Командовал-с; стало быть, не растратил, а умножил-с. — При Екатерине II, пишет Л. Сегюр, «полковые командиры… считали делом совершенно естественным и законным получать… от 20 до 25 тысяч рублей ежегодной прибыли» («Записки графа Сегюра», стр. 73). Беззастенчивое воровство в армии открыто давало о себе знать и во все последующие годы, приняв совершенно невиданные размеры во время Крымской войны.

О железных дорогах тогда и помину, не было… — Первая железная дорога в России (Петербург — Царское Село) построена в 1837 году.

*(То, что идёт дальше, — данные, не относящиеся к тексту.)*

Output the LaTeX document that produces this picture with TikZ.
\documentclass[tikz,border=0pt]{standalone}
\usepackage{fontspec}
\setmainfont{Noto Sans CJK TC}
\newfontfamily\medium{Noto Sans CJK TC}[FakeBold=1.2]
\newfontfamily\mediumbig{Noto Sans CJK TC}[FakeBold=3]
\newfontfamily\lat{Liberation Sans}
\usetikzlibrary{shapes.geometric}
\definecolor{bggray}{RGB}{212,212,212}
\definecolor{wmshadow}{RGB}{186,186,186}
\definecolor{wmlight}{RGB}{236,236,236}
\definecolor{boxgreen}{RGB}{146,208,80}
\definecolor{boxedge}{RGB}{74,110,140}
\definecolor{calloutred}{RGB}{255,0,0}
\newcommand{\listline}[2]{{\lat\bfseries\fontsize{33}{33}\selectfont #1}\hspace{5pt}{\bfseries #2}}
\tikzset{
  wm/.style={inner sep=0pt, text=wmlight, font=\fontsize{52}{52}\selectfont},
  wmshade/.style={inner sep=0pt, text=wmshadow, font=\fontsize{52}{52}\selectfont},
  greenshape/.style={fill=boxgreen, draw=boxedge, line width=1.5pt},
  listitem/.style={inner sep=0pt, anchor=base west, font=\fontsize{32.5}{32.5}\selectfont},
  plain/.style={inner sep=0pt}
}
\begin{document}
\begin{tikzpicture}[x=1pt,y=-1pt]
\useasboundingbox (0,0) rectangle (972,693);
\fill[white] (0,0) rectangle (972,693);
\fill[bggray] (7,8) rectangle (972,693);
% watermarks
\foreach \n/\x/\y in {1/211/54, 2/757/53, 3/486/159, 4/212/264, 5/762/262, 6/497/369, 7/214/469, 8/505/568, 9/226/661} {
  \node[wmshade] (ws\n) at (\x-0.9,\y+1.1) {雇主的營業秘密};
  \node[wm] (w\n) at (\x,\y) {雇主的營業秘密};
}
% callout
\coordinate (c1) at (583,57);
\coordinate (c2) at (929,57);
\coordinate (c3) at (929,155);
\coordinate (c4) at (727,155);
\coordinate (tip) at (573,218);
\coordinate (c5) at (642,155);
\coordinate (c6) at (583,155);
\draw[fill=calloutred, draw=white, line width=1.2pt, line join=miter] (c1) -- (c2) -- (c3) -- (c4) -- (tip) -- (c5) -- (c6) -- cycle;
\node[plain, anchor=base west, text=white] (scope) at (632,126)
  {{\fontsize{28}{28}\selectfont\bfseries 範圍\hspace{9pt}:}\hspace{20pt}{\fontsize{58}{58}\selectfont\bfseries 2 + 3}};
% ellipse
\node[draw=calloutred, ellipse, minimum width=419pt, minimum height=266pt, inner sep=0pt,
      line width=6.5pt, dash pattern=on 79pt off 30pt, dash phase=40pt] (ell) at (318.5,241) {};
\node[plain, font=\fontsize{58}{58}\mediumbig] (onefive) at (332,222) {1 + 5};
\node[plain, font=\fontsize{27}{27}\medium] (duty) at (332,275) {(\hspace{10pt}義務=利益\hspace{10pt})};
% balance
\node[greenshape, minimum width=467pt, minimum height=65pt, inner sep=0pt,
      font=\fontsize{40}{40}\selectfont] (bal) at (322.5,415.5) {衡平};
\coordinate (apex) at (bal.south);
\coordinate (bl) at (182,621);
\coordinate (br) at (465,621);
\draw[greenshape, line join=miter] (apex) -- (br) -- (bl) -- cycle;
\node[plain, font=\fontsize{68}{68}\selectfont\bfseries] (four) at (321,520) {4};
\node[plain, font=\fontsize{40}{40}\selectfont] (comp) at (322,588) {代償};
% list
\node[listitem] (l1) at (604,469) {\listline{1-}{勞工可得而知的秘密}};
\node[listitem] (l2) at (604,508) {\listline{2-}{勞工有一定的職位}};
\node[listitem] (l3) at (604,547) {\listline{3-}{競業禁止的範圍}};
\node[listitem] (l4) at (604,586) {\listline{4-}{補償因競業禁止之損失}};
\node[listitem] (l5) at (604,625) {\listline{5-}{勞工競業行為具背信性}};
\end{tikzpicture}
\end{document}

…не для того, чтобы упрочить свое благополучие, а для того, чтоб оное подорвать. — Вслед за этим Салтыков писал в журнальном тексте произведения:

Должно, впрочем, сознаться, что такое непрерывное возрастание всеобщего довольства не могло не казаться неестественным, особливо если принять в соображение, что видимая его причина заключала в себе нечто, не совсем обычное. Прыщ ничего не делал, ни во что не вмешивался, даже не требовал, чтобы жители смотрели в оба, и вот от этого-то ничегонеделания, от этого невмешательства, вдруг словно расперло всех глуповцев от благополучия! Сделались они поперек себя шире, стала у них земля родить сторицею, стада умножались, пчелы расплодились необыкновенно, даже в реке начала попадаться такая рыба, какой прежде и не видано… Как хотите, а это хоть кого озадачит.

Вскоре эта тема — «самая лучшая администрация заключается в отсутствии таковой» — получила самостоятельную разработку в рассказе «Единственный. Утопия» из «Помпадуров и помпадурш» (см. выше стр. 220).

…но ничего не забыл, и ничему не научился — слегка измененные писателем слова Талейрана о вернувшихся во Францию после свержения Наполеона Бурбонах и эмигрантах-роялистах: «они ничего не забыли и ничему не научились». См. т. 6, стр. 591.

Поклонение мамоне и покаяние*

Впервые — ОЗ, 1870, № 4, стр. 553–582 (вып. в свет 9 апреля).

Глава «Поклонение мамоне и покаяние», начинающаяся с очень важных для понимания «Истории одного города» прямых авторских суждений о трагических «провалах» истории и неизбежно вызываемых ими «отсрочках» общественного развития, построена в основном на сатирическом переосмыслении Салтыковым некоторых исторических материалов о царствовании Александра I (встреча Александра с Крюднер, деятельность секты Татариновой, ссылка академика Лабзина и т. д.). Вместе с тем большое внимание в этой главе, написанной в самый разгар острейшей политической кампании по насильственному упрочению в стране — особенно среди учащейся молодежи — устойчивых религиозно-догматических представлений о некогда предопределенном свыше характере всего бытия, писатель сознательно уделяет исконному «глуповскому миросозерцанию», активно поддерживаемому «начальством» и служащему целям закабаления и без того «ошеломленного» обывателя. Тесно переплетаясь друг с другом, рассказ о градоначальнике Грустилове и рассказ о борьбе «убогих» с крамольным «духом исследования» показывают, что порабощение глуповцев основывается не только на «силе», но и на «оглуплении» «массы», последовательном подавлении в ней всех проблесков мысли, так или иначе угрожающих «цельности» глуповской жизни. Поэтому эпизод с Линкиным, завершающий рассказ о Грустилове, подготавливает в какой-то мере и появление в Глупове «прохвоста» Угрюм-Бурчеева, прямо объявившего «разум» своим злейшим врагом, и финальную сцену начавшегося долгожданного пробуждения глуповцев, понявших наконец связь между собственной неизменной покорностью и различными «капризами» нелепой глуповской «истории».